● **Task statement**: Please write out the complete listing that follows, exactly as it reads.

* * * * * * * * *

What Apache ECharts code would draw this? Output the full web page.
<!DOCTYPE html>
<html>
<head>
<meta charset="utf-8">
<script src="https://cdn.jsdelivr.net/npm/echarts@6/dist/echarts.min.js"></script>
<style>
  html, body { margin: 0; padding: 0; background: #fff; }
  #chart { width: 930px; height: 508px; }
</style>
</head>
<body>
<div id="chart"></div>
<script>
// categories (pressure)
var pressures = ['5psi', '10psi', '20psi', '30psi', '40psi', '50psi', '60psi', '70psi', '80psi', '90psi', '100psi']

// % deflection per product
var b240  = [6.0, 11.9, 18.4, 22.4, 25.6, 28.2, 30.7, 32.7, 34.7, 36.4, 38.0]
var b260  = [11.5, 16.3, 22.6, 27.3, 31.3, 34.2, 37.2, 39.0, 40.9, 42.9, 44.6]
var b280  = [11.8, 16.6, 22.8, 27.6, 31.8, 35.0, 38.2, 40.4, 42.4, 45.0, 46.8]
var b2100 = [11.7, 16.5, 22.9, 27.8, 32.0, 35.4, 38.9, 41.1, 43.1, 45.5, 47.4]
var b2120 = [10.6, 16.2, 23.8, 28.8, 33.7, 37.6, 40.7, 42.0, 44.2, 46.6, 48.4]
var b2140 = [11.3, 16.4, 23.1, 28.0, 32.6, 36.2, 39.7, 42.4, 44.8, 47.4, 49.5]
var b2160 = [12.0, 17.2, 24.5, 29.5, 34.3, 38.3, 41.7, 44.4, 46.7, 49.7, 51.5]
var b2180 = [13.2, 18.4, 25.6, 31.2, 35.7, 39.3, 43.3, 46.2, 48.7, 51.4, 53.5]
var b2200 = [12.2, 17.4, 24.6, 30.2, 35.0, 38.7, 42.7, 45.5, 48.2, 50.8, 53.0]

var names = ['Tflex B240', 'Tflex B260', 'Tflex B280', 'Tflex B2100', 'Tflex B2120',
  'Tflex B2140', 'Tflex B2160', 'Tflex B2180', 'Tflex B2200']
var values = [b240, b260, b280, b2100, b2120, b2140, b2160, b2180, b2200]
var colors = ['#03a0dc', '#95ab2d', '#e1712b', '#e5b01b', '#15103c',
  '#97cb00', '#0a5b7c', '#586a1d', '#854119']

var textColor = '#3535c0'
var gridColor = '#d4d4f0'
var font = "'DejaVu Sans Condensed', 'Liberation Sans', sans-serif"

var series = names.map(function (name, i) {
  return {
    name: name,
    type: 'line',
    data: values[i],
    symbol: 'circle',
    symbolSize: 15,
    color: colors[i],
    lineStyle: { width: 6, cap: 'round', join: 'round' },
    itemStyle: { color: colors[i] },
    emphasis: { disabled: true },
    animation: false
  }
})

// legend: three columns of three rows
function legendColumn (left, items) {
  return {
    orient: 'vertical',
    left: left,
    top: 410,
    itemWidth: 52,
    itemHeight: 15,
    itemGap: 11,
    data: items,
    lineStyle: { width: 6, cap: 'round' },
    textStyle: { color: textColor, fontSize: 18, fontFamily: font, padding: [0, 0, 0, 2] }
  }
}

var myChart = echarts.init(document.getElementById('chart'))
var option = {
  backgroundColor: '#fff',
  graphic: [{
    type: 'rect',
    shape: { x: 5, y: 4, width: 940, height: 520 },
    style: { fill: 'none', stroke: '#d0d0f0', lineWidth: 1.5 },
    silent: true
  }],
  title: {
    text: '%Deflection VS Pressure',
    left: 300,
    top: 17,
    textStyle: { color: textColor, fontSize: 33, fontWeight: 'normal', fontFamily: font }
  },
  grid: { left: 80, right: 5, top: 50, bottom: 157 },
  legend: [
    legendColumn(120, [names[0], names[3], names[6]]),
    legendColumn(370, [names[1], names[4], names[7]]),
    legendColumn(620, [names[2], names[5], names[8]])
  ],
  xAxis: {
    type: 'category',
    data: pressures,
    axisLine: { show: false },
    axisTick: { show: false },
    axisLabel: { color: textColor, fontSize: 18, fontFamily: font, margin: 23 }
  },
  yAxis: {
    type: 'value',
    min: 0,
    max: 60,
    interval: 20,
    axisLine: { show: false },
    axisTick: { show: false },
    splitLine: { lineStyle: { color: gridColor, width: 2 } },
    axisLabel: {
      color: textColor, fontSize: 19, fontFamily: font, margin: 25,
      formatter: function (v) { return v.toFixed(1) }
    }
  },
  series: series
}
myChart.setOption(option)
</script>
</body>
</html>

* * * * * * * * *

● **Response to this exercise**:
What Apache ECharts code would draw this? Output the full web page.
<!DOCTYPE html>
<html>
<head>
<meta charset="utf-8">
<script src="https://cdn.jsdelivr.net/npm/echarts@6/dist/echarts.min.js"></script>
<style>
  html, body { margin: 0; padding: 0; background: #fff; }
  #chart { width: 930px; height: 508px; }
</style>
</head>
<body>
<div id="chart"></div>
<script>
// categories (pressure)
var pressures = ['5psi', '10psi', '20psi', '30psi', '40psi', '50psi', '60psi', '70psi', '80psi', '90psi', '100psi']

// % deflection per product
var b240  = [6.0, 11.9, 18.4, 22.4, 25.6, 28.2, 30.7, 32.7, 34.7, 36.4, 38.0]
var b260  = [11.5, 16.3, 22.6, 27.3, 31.3, 34.2, 37.2, 39.0, 40.9, 42.9, 44.6]
var b280  = [11.8, 16.6, 22.8, 27.6, 31.8, 35.0, 38.2, 40.4, 42.4, 45.0, 46.8]
var b2100 = [11.7, 16.5, 22.9, 27.8, 32.0, 35.4, 38.9, 41.1, 43.1, 45.5, 47.4]
var b2120 = [10.6, 16.2, 23.8, 28.8, 33.7, 37.6, 40.7, 42.0, 44.2, 46.6, 48.4]
var b2140 = [11.3, 16.4, 23.1, 28.0, 32.6, 36.2, 39.7, 42.4, 44.8, 47.4, 49.5]
var b2160 = [12.0, 17.2, 24.5, 29.5, 34.3, 38.3, 41.7, 44.4, 46.7, 49.7, 51.5]
var b2180 = [13.2, 18.4, 25.6, 31.2, 35.7, 39.3, 43.3, 46.2, 48.7, 51.4, 53.5]
var b2200 = [12.2, 17.4, 24.6, 30.2, 35.0, 38.7, 42.7, 45.5, 48.2, 50.8, 53.0]

var names = ['Tflex B240', 'Tflex B260', 'Tflex B280', 'Tflex B2100', 'Tflex B2120',
  'Tflex B2140', 'Tflex B2160', 'Tflex B2180', 'Tflex B2200']
var values = [b240, b260, b280, b2100, b2120, b2140, b2160, b2180, b2200]
var colors = ['#03a0dc', '#95ab2d', '#e1712b', '#e5b01b', '#15103c',
  '#97cb00', '#0a5b7c', '#586a1d', '#854119']

var textColor = '#3535c0'
var gridColor = '#d4d4f0'
var font = "'DejaVu Sans Condensed', 'Liberation Sans', sans-serif"

var series = names.map(function (name, i) {
  return {
    name: name,
    type: 'line',
    data: values[i],
    symbol: 'circle',
    symbolSize: 15,
    color: colors[i],
    lineStyle: { width: 6, cap: 'round', join: 'round' },
    itemStyle: { color: colors[i] },
    emphasis: { disabled: true },
    animation: false
  }
})

// legend: three columns of three rows
function legendColumn (left, items) {
  return {
    orient: 'vertical',
    left: left,
    top: 410,
    itemWidth: 52,
    itemHeight: 15,
    itemGap: 11,
    data: items,
    lineStyle: { width: 6, cap: 'round' },
    textStyle: { color: textColor, fontSize: 18, fontFamily: font, padding: [0, 0, 0, 2] }
  }
}

var myChart = echarts.init(document.getElementById('chart'))
var option = {
  backgroundColor: '#fff',
  graphic: [{
    type: 'rect',
    shape: { x: 5, y: 4, width: 940, height: 520 },
    style: { fill: 'none', stroke: '#d0d0f0', lineWidth: 1.5 },
    silent: true
  }],
  title: {
    text: '%Deflection VS Pressure',
    left: 300,
    top: 17,
    textStyle: { color: textColor, fontSize: 33, fontWeight: 'normal', fontFamily: font }
  },
  grid: { left: 80, right: 5, top: 50, bottom: 157 },
  legend: [
    legendColumn(120, [names[0], names[3], names[6]]),
    legendColumn(370, [names[1], names[4], names[7]]),
    legendColumn(620, [names[2], names[5], names[8]])
  ],
  xAxis: {
    type: 'category',
    data: pressures,
    axisLine: { show: false },
    axisTick: { show: false },
    axisLabel: { color: textColor, fontSize: 18, fontFamily: font, margin: 23 }
  },
  yAxis: {
    type: 'value',
    min: 0,
    max: 60,
    interval: 20,
    axisLine: { show: false },
    axisTick: { show: false },
    splitLine: { lineStyle: { color: gridColor, width: 2 } },
    axisLabel: {
      color: textColor, fontSize: 19, fontFamily: font, margin: 25,
      formatter: function (v) { return v.toFixed(1) }
    }
  },
  series: series
}
myChart.setOption(option)
</script>
</body>
</html>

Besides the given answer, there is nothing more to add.